Wanted: New Vaccine Advisory Committee Members
HHS is looking for candidates with diverse areas of expertise.
The federal health department is looking for suggestions on who should serve on its vaccine advisory committee.
The National Vaccine Advisory Committee, established in 1987, advises Health and Human Services Department officials on disease prevention through vaccine development as well as prevention of adverse reactions to vaccines. There are 17 voting members on the committee (15 public members and two representatives from the vaccine manufacturing industry) who can serve up to four years.
“HHS makes efforts to ensure that the membership of federal advisory committees is balanced in terms of points of view represented and the committee's function,” said a notice published in the Federal Register last week. “[The Office of Infectious Disease and HIV/AIDS Policy] seeks nominations of diverse individuals in the following disciplines/topic areas: vaccine innovation and/or research and development; vaccine safety; vaccine access and financing; health information technologies and immunization information systems; immunization program implementation and management; and vaccine communications.”
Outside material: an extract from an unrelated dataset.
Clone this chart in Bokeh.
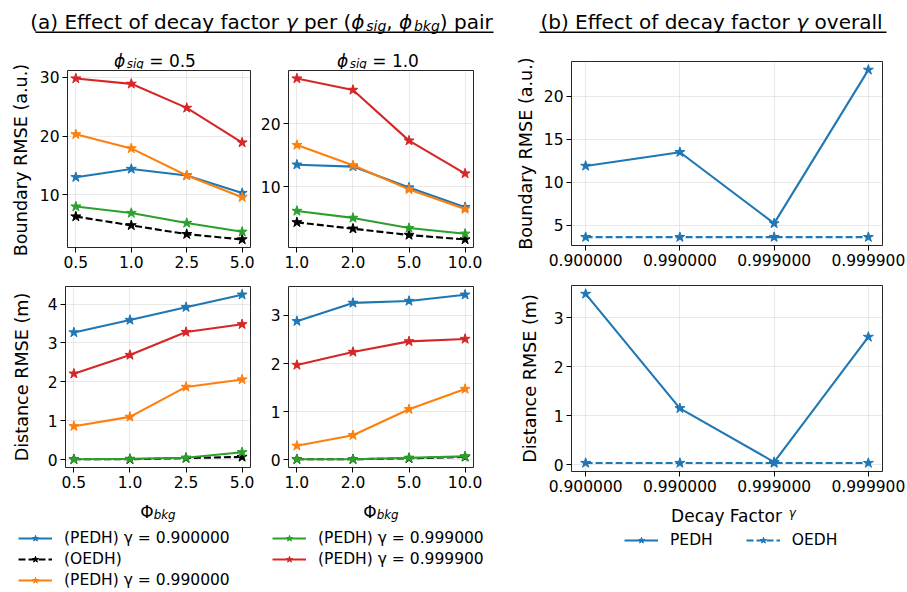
from bokeh.plotting import figure
from bokeh.models import FixedTicker, Label, Legend, LegendItem, Range1d
from bokeh.layouts import row, column
from bokeh.embed import file_html
from bokeh.resources import INLINE

FONT = "DejaVu Sans"

# ---------------- data ----------------
phi_bkg_sig05 = ["0.5", "1.0", "2.5", "5.0"]
phi_bkg_sig10 = ["1.0", "2.0", "5.0", "10.0"]
gamma_labels = ["0.900000", "0.990000", "0.999000", "0.999900"]

# Boundary RMSE, phi_sig = 0.5
bnd_s05_g0900 = [13.0, 14.4, 13.3, 10.3]
bnd_s05_oedh = [6.3, 4.8, 3.3, 2.4]
bnd_s05_g0990 = [20.3, 17.9, 13.3, 9.6]
bnd_s05_g0999 = [8.0, 6.9, 5.2, 3.7]
bnd_s05_g09999 = [29.8, 28.9, 24.8, 18.9]
# Boundary RMSE, phi_sig = 1.0
bnd_s10_g0900 = [13.5, 13.2, 9.9, 6.8]
bnd_s10_oedh = [4.4, 3.4, 2.4, 1.7]
bnd_s10_g0990 = [16.6, 13.4, 9.6, 6.5]
bnd_s10_g0999 = [6.2, 5.1, 3.5, 2.6]
bnd_s10_g09999 = [27.1, 25.3, 17.3, 12.1]
# Distance RMSE, phi_sig = 0.5
dst_s05_g0900 = [3.27, 3.59, 3.92, 4.24]
dst_s05_oedh = [0.01, 0.01, 0.04, 0.07]
dst_s05_g0990 = [0.86, 1.10, 1.87, 2.06]
dst_s05_g0999 = [0.01, 0.02, 0.05, 0.19]
dst_s05_g09999 = [2.21, 2.69, 3.28, 3.48]
# Distance RMSE, phi_sig = 1.0
dst_s10_g0900 = [2.88, 3.26, 3.30, 3.43]
dst_s10_oedh = [0.01, 0.01, 0.03, 0.06]
dst_s10_g0990 = [0.29, 0.51, 1.05, 1.47]
dst_s10_g0999 = [0.01, 0.01, 0.04, 0.07]
dst_s10_g09999 = [1.97, 2.24, 2.46, 2.51]
# Overall
bnd_all_pedh = [11.9, 13.5, 5.2, 23.1]
bnd_all_oedh = [3.6, 3.6, 3.6, 3.6]
dst_all_pedh = [3.49, 1.15, 0.05, 2.61]
dst_all_oedh = [0.03, 0.03, 0.03, 0.03]

series_names = ["(PEDH) γ = 0.900000", "(OEDH)", "(PEDH) γ = 0.990000",
                "(PEDH) γ = 0.999000", "(PEDH) γ = 0.999900"]
overall_names = ["PEDH", "OEDH"]

yticks_bnd_s05 = [10, 20, 30]
yticks_bnd_s10 = [10, 20]
yticks_dst_s05 = [0, 1, 2, 3, 4]
yticks_dst_s10 = [0, 1, 2, 3]
yticks_bnd_all = [5, 10, 15, 20]
yticks_dst_all = [0, 1, 2, 3]

# ---------------- styles ----------------
BLUE, ORANGE, GREEN, RED, BLACK = "#1f77b4", "#ff7f0e", "#2ca02c", "#d62728", "black"
SERIES_STYLE = [(BLUE, "solid"), (BLACK, "7 3"), (ORANGE, "solid"), (GREEN, "solid"), (RED, "solid")]
OVERALL_STYLE = [(BLUE, "solid"), (BLUE, "7 3")]
TICK_FS = "15.5px"
LEG_FS = "15.5px"
YLABEL_FS = "17.6px"
LW = 2.1
MS = 10.5

# approximate DejaVu Sans advance widths (units of 1/2048 em)
ADV = {' ': 651, '(': 799, ')': 799, ',': 651, '.': 651, '=': 1716,
       'a': 1255, 'b': 1300, 'c': 1126, 'd': 1300, 'e': 1260, 'f': 721, 'g': 1300,
       'i': 569, 'k': 1186, 'l': 569, 'o': 1253, 'p': 1300, 'r': 842, 's': 1067,
       't': 803, 'v': 1212, 'y': 1212, 'D': 1577, 'E': 1294, 'F': 1178,
       'γ': 1212, 'ϕ': 1530, 'Φ': 1612}
for _d in "0123456789":
    ADV[_d] = 1303


def tw(s, size):
    return sum(ADV.get(ch, 1250) for ch in s) / 2048.0 * size


def rich(p, cx, base, pieces, size):
    """Text made of pieces (text, italic, kind) centred at cx with baseline base (pixel data units).
    kind: 0 normal, 1 subscript, 2 small raised."""
    def fs(kind):
        return size * (0.7 if kind else 1.0)
    total = sum(tw(t, fs(k)) for t, it, k in pieces)
    x = cx - total / 2.0
    for t, it, k in pieces:
        f = fs(k)
        lead = len(t) - len(t.lstrip(" "))
        dy = -0.2 * size if k == 1 else (0.12 * size if k == 2 else 0)
        p.add_layout(Label(x=x + tw(" " * lead, f), y=base + dy,
                           text=t.strip(" "), text_font=FONT, text_font_size=f"{f:.1f}px",
                           text_font_style="italic" if it else "normal",
                           text_align="left", text_baseline="alphabetic", text_color="black"))
        x += tw(t, f)


def vlabel(p, x, y, text):
    p.add_layout(Label(x=x, y=y, text=text, angle=90, angle_units="deg", text_font=FONT,
                       text_font_size=YLABEL_FS, text_align="center", text_baseline="middle",
                       text_color="black"))


def strip(w, h):
    """A bare figure whose data units are pixels (titles, axis titles, legends)."""
    p = figure(width=w, height=h, min_border=0, output_backend="svg", toolbar_location=None,
               tools="", x_range=Range1d(0, w), y_range=Range1d(0, h),
               x_axis_location=None, y_axis_location=None)
    p.outline_line_color = None
    p.grid.visible = False
    p.extra_x_ranges = {"hidden": Range1d(1000, 1001)}
    p.extra_y_ranges = {"hidden": Range1d(1000, 1001)}
    return p


def panel(w, h, lb, rb, tb, bb, xlabels, series, styles, yticks):
    p = figure(width=w, height=h, min_border_left=lb, min_border_right=rb,
               min_border_top=tb, min_border_bottom=bb, output_backend="svg",
               toolbar_location=None, tools="")
    xs = list(range(len(xlabels)))
    for vals, (color, dash) in zip(series, styles):
        p.line(xs, vals, line_color=color, line_width=LW, line_dash=dash)
        p.scatter(xs, vals, marker="star", size=MS, fill_color=color, line_color=color)
    p.xaxis.ticker = FixedTicker(ticks=xs)
    p.xaxis.major_label_overrides = {i: lab for i, lab in enumerate(xlabels)}
    p.yaxis.ticker = FixedTicker(ticks=yticks)
    p.outline_line_color = "black"
    p.outline_line_width = 1
    p.outline_line_alpha = 0.85
    for ax in p.axis:
        ax.axis_line_color = None
        ax.major_tick_line_color = "black"
        ax.major_tick_out = 5
        ax.major_tick_in = 0
        ax.minor_tick_line_color = None
        ax.major_label_text_font = FONT
        ax.major_label_text_font_size = TICK_FS
        ax.major_label_text_color = "black"
        ax.major_label_standoff = 3
    p.grid.grid_line_color = "#b0b0b0"
    p.grid.grid_line_alpha = 0.35
    p.grid.grid_line_width = 0.8
    return p


def legend_items(p, names, styles, series, n):
    items = []
    xs = list(range(n))
    for name, (color, dash), vals in zip(names, styles, series):
        r1 = p.line(xs, vals, line_color=color, line_width=LW, line_dash=dash,
                    x_range_name="hidden", y_range_name="hidden")
        r2 = p.scatter(xs, vals, marker="star", size=MS, fill_color=color, line_color=color,
                       x_range_name="hidden", y_range_name="hidden")
        items.append(LegendItem(label=name, renderers=[r1, r2]))
    return items


def mk_legend(its, loc, orientation="vertical", spacing=3):
    return Legend(items=its, location=loc, orientation=orientation, padding=0, margin=0,
                  spacing=spacing, glyph_width=34, glyph_height=16, label_height=16,
                  label_standoff=12, label_text_font=FONT, label_text_font_size=LEG_FS,
                  label_text_color="black", border_line_color=None,
                  background_fill_alpha=0)


# ================= left block (page x 0..500) =================
hdr_a = strip(500, 40)
rich(hdr_a, 261, 19, [("(a) Effect of decay factor ", False, 0), ("γ", True, 0), (" per (", False, 0),
                      ("ϕ", True, 0), ("sig", True, 1), (", ", False, 0), ("ϕ", True, 0),
                      ("bkg", True, 1), (") pair", False, 0)], 20)
hdr_a.segment(x0=[35], y0=[8.3], x1=[493], y1=[8.3], line_color="black", line_width=1.6)

ylab_l = strip(36, 455)
vlabel(ylab_l, 20, 335.5, "Boundary RMSE (a.u.)")
vlabel(ylab_l, 21, 118.5, "Distance RMSE (m)")

sub_l = strip(464, 29)
rich(sub_l, 118.5, 8.5, [("ϕ", True, 0), ("sig", True, 1), (" = 0.5", False, 0)], 17)
rich(sub_l, 341.5, 8.5, [("ϕ", True, 0), ("sig", True, 1), (" = 1.0", False, 0)], 17)

tl = panel(220, 201, 29, 6, 1, 21, phi_bkg_sig05,
           [bnd_s05_g0900, bnd_s05_oedh, bnd_s05_g0990, bnd_s05_g0999, bnd_s05_g09999],
           SERIES_STYLE, yticks_bnd_s05)
tm = panel(244, 201, 32, 27, 1, 21, phi_bkg_sig10,
           [bnd_s10_g0900, bnd_s10_oedh, bnd_s10_g0990, bnd_s10_g0999, bnd_s10_g09999],
           SERIES_STYLE, yticks_bnd_s10)
bl = panel(220, 225, 29, 6, 16, 28, phi_bkg_sig05,
           [dst_s05_g0900, dst_s05_oedh, dst_s05_g0990, dst_s05_g0999, dst_s05_g09999],
           SERIES_STYLE, yticks_dst_s05)
bm = panel(244, 225, 32, 27, 16, 28, phi_bkg_sig10,
           [dst_s10_g0900, dst_s10_oedh, dst_s10_g0990, dst_s10_g0999, dst_s10_g09999],
           SERIES_STYLE, yticks_dst_s10)

foot_l = strip(500, 97)
rich(foot_l, 157.5, 81, [("Φ", False, 0), ("bkg", True, 1)], 17)
rich(foot_l, 380.5, 81, [("Φ", False, 0), ("bkg", True, 1)], 17)
items = legend_items(foot_l, series_names, SERIES_STYLE,
                     [bnd_s05_g0900, bnd_s05_oedh, bnd_s05_g0990, bnd_s05_g0999, bnd_s05_g09999],
                     len(phi_bkg_sig05))
foot_l.add_layout(mk_legend(items[:3], (18, 3)))
foot_l.add_layout(mk_legend(items[3:], (272, 24)))

left_block = column(row(hdr_a),
                    row(ylab_l, column(row(sub_l), row(tl, tm), row(bl, bm))),
                    row(foot_l))

# ================= right block (page x 500..907) =================
hdr_b = strip(407, 40)
rich(hdr_b, 211, 18.5, [("(b) Effect of decay factor ", False, 0), ("γ", True, 0),
                        (" overall", False, 0)], 20)
hdr_b.segment(x0=[39], y0=[8.3], x1=[386], y1=[8.3], line_color="black", line_width=1.6)

ylab_r = strip(40, 459)
vlabel(ylab_r, 25, 346, "Boundary RMSE (a.u.)")
vlabel(ylab_r, 29.5, 121, "Distance RMSE (m)")

tr = panel(367, 228, 29, 25, 21, 23, gamma_labels, [bnd_all_pedh, bnd_all_oedh],
           OVERALL_STYLE, yticks_bnd_all)
br = panel(367, 231, 29, 25, 17, 28, gamma_labels, [dst_all_pedh, dst_all_oedh],
           OVERALL_STYLE, yticks_dst_all)

foot_r = strip(407, 93)
rich(foot_r, 233, 77, [("Decay Factor ", False, 0), ("γ", True, 2)], 17)
ritems = legend_items(foot_r, overall_names, OVERALL_STYLE, [dst_all_pedh, dst_all_oedh],
                      len(gamma_labels))
foot_r.add_layout(mk_legend(ritems, (124, 43), orientation="horizontal", spacing=33))

right_block = column(row(hdr_b),
                     row(ylab_r, column(tr, br)),
                     row(foot_r))

layout = row(left_block, right_block)

open("out.html", "w").write(file_html(layout, INLINE))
Submissions are due by June 24. Individuals who serve on federal advisory committees are considered “special government employees,” which means they are subject to ethics reviews to find if they have any conflicts of interest.
The advisory committee said in September 2019, before the start of the coronavirus pandemic, that “proliferation of online misinformation about vaccines is an example of how the immunization landscape has transformed since the release of the last [national vaccine plan] in 2010.” Additionally, “vaccination saves lives, but only if people trust that they are safe and effective, and agree to receive the vaccine,” said its report.
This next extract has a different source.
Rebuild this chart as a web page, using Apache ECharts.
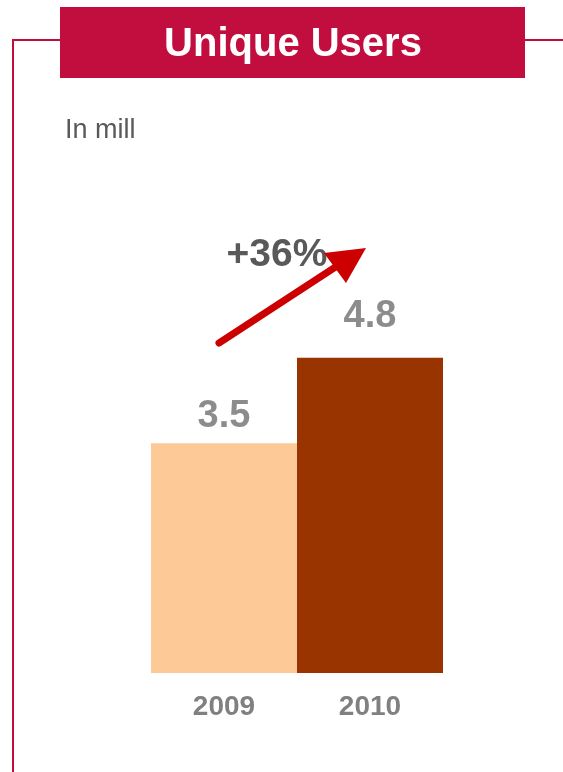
<!DOCTYPE html>
<html>
<head>
<meta charset="utf-8">
<script src="https://cdn.jsdelivr.net/npm/echarts@6/dist/echarts.min.js"></script>
<style>
  html, body { margin: 0; padding: 0; background: #ffffff; }
  #chart { width: 563px; height: 772px; }
</style>
</head>
<body>
<div id="chart"></div>
<script>
// Unique users per year, in millions
const years = ['2009', '2010'];
const users = [3.5, 4.8];
const barColors = ['#FDCA97', '#993300'];
const labelGaps = [8, 22];
const growthText = '+36%';
const titleText = 'Unique Users';
const unitText = 'In mill';

const FONT = '"Liberation Sans", Arial, sans-serif';
const CRIMSON = '#C20E3F';

const chart = echarts.init(document.getElementById('chart'), null, { renderer: 'canvas' });

const barData = users.map((v, i) => ({
  value: v,
  itemStyle: { color: barColors[i] },
  label: { distance: labelGaps[i] }
}));

chart.setOption({
  animation: false,
  backgroundColor: '#ffffff',
  grid: { left: 151, right: 120, top: 279, bottom: 99 },
  xAxis: {
    type: 'category',
    data: years,
    axisLine: { show: false },
    axisTick: { show: false },
    axisLabel: {
      margin: 20,
      color: '#808080',
      fontFamily: FONT,
      fontWeight: 'bold',
      fontSize: 28
    }
  },
  yAxis: {
    type: 'value',
    min: 0,
    max: 6,
    show: false,
    splitLine: { show: false }
  },
  series: [{
    type: 'bar',
    data: barData,
    barWidth: '100%',
    barCategoryGap: 0,
    label: {
      show: true,
      position: 'top',
      color: '#8C8C8C',
      fontFamily: FONT,
      fontWeight: 'bold',
      fontSize: 38,
      formatter: p => p.value.toFixed(1)
    }
  }],
  graphic: [
    // frame lines
    { type: 'polyline', z: 1, shape: { points: [[60, 40], [13, 40], [13, 772]] },
      style: { stroke: CRIMSON, lineWidth: 2, fill: null } },
    { type: 'line', z: 1, shape: { x1: 525, y1: 40, x2: 563, y2: 40 },
      style: { stroke: CRIMSON, lineWidth: 2 } },
    // title banner
    { type: 'rect', z: 2, shape: { x: 60, y: 7, width: 465, height: 71 },
      style: { fill: CRIMSON } },
    { type: 'text', z: 3, x: 293, y: 45,
      style: { text: titleText, fill: '#ffffff', font: 'bold 40px ' + FONT,
               textAlign: 'center', textVerticalAlign: 'middle' } },
    // unit note
    { type: 'text', z: 3, x: 65, y: 131,
      style: { text: unitText, fill: '#595959', font: '27px ' + FONT,
               textAlign: 'left', textVerticalAlign: 'middle' } },
    // growth annotation
    { type: 'text', z: 3, x: 277, y: 255,
      style: { text: growthText, fill: '#595959', font: 'bold 39px ' + FONT,
               textAlign: 'center', textVerticalAlign: 'middle' } },
    { type: 'line', z: 4, shape: { x1: 219, y1: 343, x2: 337, y2: 266 },
      style: { stroke: '#CC0000', lineWidth: 7, lineCap: 'round' } },
    { type: 'polygon', z: 4, shape: { points: [[366, 248], [324, 253], [346, 283]] },
      style: { fill: '#CC0000' } }
  ]
});
</script>
</body>
</html>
Indeed, vaccine misinformation and disinformation as well as vaccine hesitancy became pervasive issues during the pandemic.
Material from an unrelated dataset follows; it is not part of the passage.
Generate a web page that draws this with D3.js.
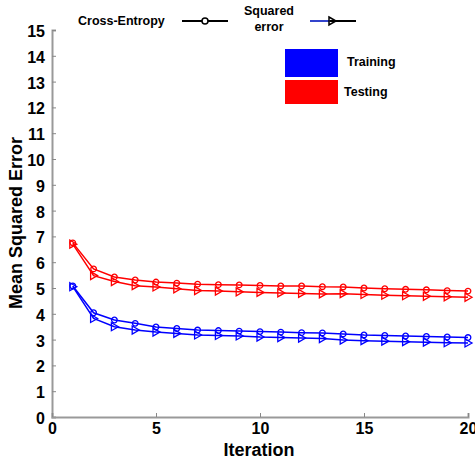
<!DOCTYPE html>
<html>
<head>
<meta charset="utf-8">
<script src="https://cdn.jsdelivr.net/npm/d3@7"></script>
<style>
  body { margin: 0; background: #fff; }
  text { font-family: "Liberation Sans", Arial, sans-serif; font-weight: bold; }
</style>
</head>
<body>
<div id="chart"></div>
<script>
// data
const iterations = d3.range(1, 21)
const ceTesting = [6.75, 5.74, 5.43, 5.31, 5.23, 5.19, 5.15, 5.13, 5.12, 5.1, 5.08, 5.08, 5.05, 5.04, 5.0, 4.97, 4.95, 4.93, 4.9, 4.88]
const seTesting = [6.7, 5.48, 5.25, 5.09, 5.04, 4.97, 4.9, 4.88, 4.85, 4.83, 4.81, 4.79, 4.77, 4.78, 4.75, 4.72, 4.7, 4.68, 4.66, 4.64]
const ceTraining = [5.08, 4.04, 3.76, 3.63, 3.49, 3.43, 3.37, 3.35, 3.33, 3.31, 3.29, 3.27, 3.26, 3.22, 3.18, 3.16, 3.14, 3.12, 3.1, 3.08]
const seTraining = [5.05, 3.82, 3.5, 3.37, 3.29, 3.24, 3.18, 3.16, 3.14, 3.1, 3.08, 3.06, 3.04, 2.98, 2.96, 2.94, 2.92, 2.9, 2.88, 2.87]
const xTicks = [0, 5, 10, 15, 20]
const yTicks = d3.range(0, 16)

const series = [
  {values: ceTesting, color: "#ff0000", marker: "circle"},
  {values: seTesting, color: "#ff0000", marker: "triangle"},
  {values: ceTraining, color: "#0000ff", marker: "circle"},
  {values: seTraining, color: "#0000ff", marker: "triangle"},
]

const dimensions = {
  width: 475,
  height: 460,
  margin: {top: 30, right: 7, bottom: 43, left: 52},
}
dimensions.boundedWidth = dimensions.width - dimensions.margin.left - dimensions.margin.right
dimensions.boundedHeight = dimensions.height - dimensions.margin.top - dimensions.margin.bottom

const wrapper = d3.select("#chart")
  .append("svg")
    .attr("width", dimensions.width)
    .attr("height", dimensions.height)

const bounds = wrapper.append("g")
  .attr("transform", `translate(${dimensions.margin.left},${dimensions.margin.top})`)

const xScale = d3.scaleLinear()
  .domain([0, 20])
  .range([0, dimensions.boundedWidth])

const yScale = d3.scaleLinear()
  .domain([0, 15])
  .range([dimensions.boundedHeight, 0])

// axes
const yAxis = bounds.append("g")
  .call(d3.axisLeft(yScale).tickValues(yTicks).tickSize(-4).tickPadding(7))
const xAxis = bounds.append("g")
  .attr("transform", `translate(0,${dimensions.boundedHeight})`)
  .call(d3.axisBottom(xScale).tickValues(xTicks).tickSize(-4).tickPadding(6))

;[xAxis, yAxis].forEach(ax => {
  ax.select(".domain").attr("stroke", "#999").attr("stroke-width", 2)
  ax.selectAll(".tick line").attr("stroke", "#888")
  ax.selectAll(".tick text")
    .attr("fill", "#000")
    .style("font-size", "16px")
    .style("font-weight", "bold")
})
yAxis.selectAll(".tick text").attr("dy", "0.4em")

// lines and markers
const line = d3.line()
  .x((d, i) => xScale(iterations[i]))
  .y(d => yScale(d))

const triangle = "M-3,-4L4,0L-3,4Z"

series.forEach(s => {
  bounds.append("path")
    .attr("d", line(s.values))
    .attr("fill", "none")
    .attr("stroke", s.color)
    .attr("stroke-width", 1.5)

  const pts = bounds.append("g").selectAll("g")
    .data(s.values)
    .join("g")
      .attr("transform", (d, i) => `translate(${xScale(iterations[i])},${yScale(d)})`)
  if (s.marker == "circle") {
    pts.append("circle")
      .attr("r", 2.8)
      .attr("fill", "none")
      .attr("stroke", s.color)
      .attr("stroke-width", 1.3)
  } else {
    pts.append("path")
      .attr("d", triangle)
      .attr("fill", "none")
      .attr("stroke", s.color)
      .attr("stroke-width", 1.3)
  }
})

// legend: marker styles
wrapper.append("text")
  .attr("x", 78).attr("y", 25)
  .style("font-size", "12.5px")
  .text("Cross-Entropy")
wrapper.append("line")
  .attr("x1", 182).attr("x2", 228).attr("y1", 21).attr("y2", 21)
  .attr("stroke", "#000").attr("stroke-width", 2)
wrapper.append("circle")
  .attr("cx", 205).attr("cy", 21).attr("r", 3)
  .attr("fill", "#fff").attr("stroke", "#000").attr("stroke-width", 1.5)

wrapper.append("text")
  .attr("x", 269).attr("y", 15)
  .attr("text-anchor", "middle")
  .style("font-size", "12.5px")
  .text("Squared")
wrapper.append("text")
  .attr("x", 269).attr("y", 31)
  .attr("text-anchor", "middle")
  .style("font-size", "12.5px")
  .text("error")
wrapper.append("line")
  .attr("x1", 310).attr("x2", 330).attr("y1", 21).attr("y2", 21)
  .attr("stroke", "#3344cc").attr("stroke-width", 2)
wrapper.append("line")
  .attr("x1", 330).attr("x2", 356).attr("y1", 21).attr("y2", 21)
  .attr("stroke", "#000").attr("stroke-width", 2)
wrapper.append("path")
  .attr("transform", "translate(332,21)")
  .attr("d", triangle)
  .attr("fill", "none").attr("stroke", "#000").attr("stroke-width", 1.5)

// legend: colours
wrapper.append("rect")
  .attr("x", 285).attr("y", 49).attr("width", 53).attr("height", 28)
  .attr("fill", "#0000ff")
wrapper.append("rect")
  .attr("x", 285).attr("y", 80).attr("width", 53).attr("height", 24)
  .attr("fill", "#ff0000")
wrapper.append("text")
  .attr("x", 347).attr("y", 66)
  .style("font-size", "12.5px")
  .text("Training")
wrapper.append("text")
  .attr("x", 344).attr("y", 96)
  .style("font-size", "12.5px")
  .text("Testing")

// axis titles
wrapper.append("text")
  .attr("x", 259).attr("y", 456)
  .attr("text-anchor", "middle")
  .style("font-size", "18px")
  .text("Iteration")
wrapper.append("text")
  .attr("transform", "translate(22,223) rotate(-90)")
  .attr("text-anchor", "middle")
  .style("font-size", "18px")
  .text("Mean Squared Error")
</script>
</body>
</html>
In September 2020, members of the advisory committee sent then-Assistant Secretary for Health Adm. Brett Giroir a letter urging “urge immediate action to take proactive steps to build public confidence in COVID-19 vaccine development, safety processes, approval, and recommendation criteria.” At the time, no vaccines were still being developed and there was much hesitancy about them for various reasons.
In June 2021, the advisory committee released a report on how to advance equity of immunizations, which said that, “[the Centers for Disease Control and Prevention’s] current activities with COVID-19 vaccines may be a model for success and should continue to be funded to provide additional engagement for all [Advisory Committee on Immunization Practices]-recommended vaccinations in the future.”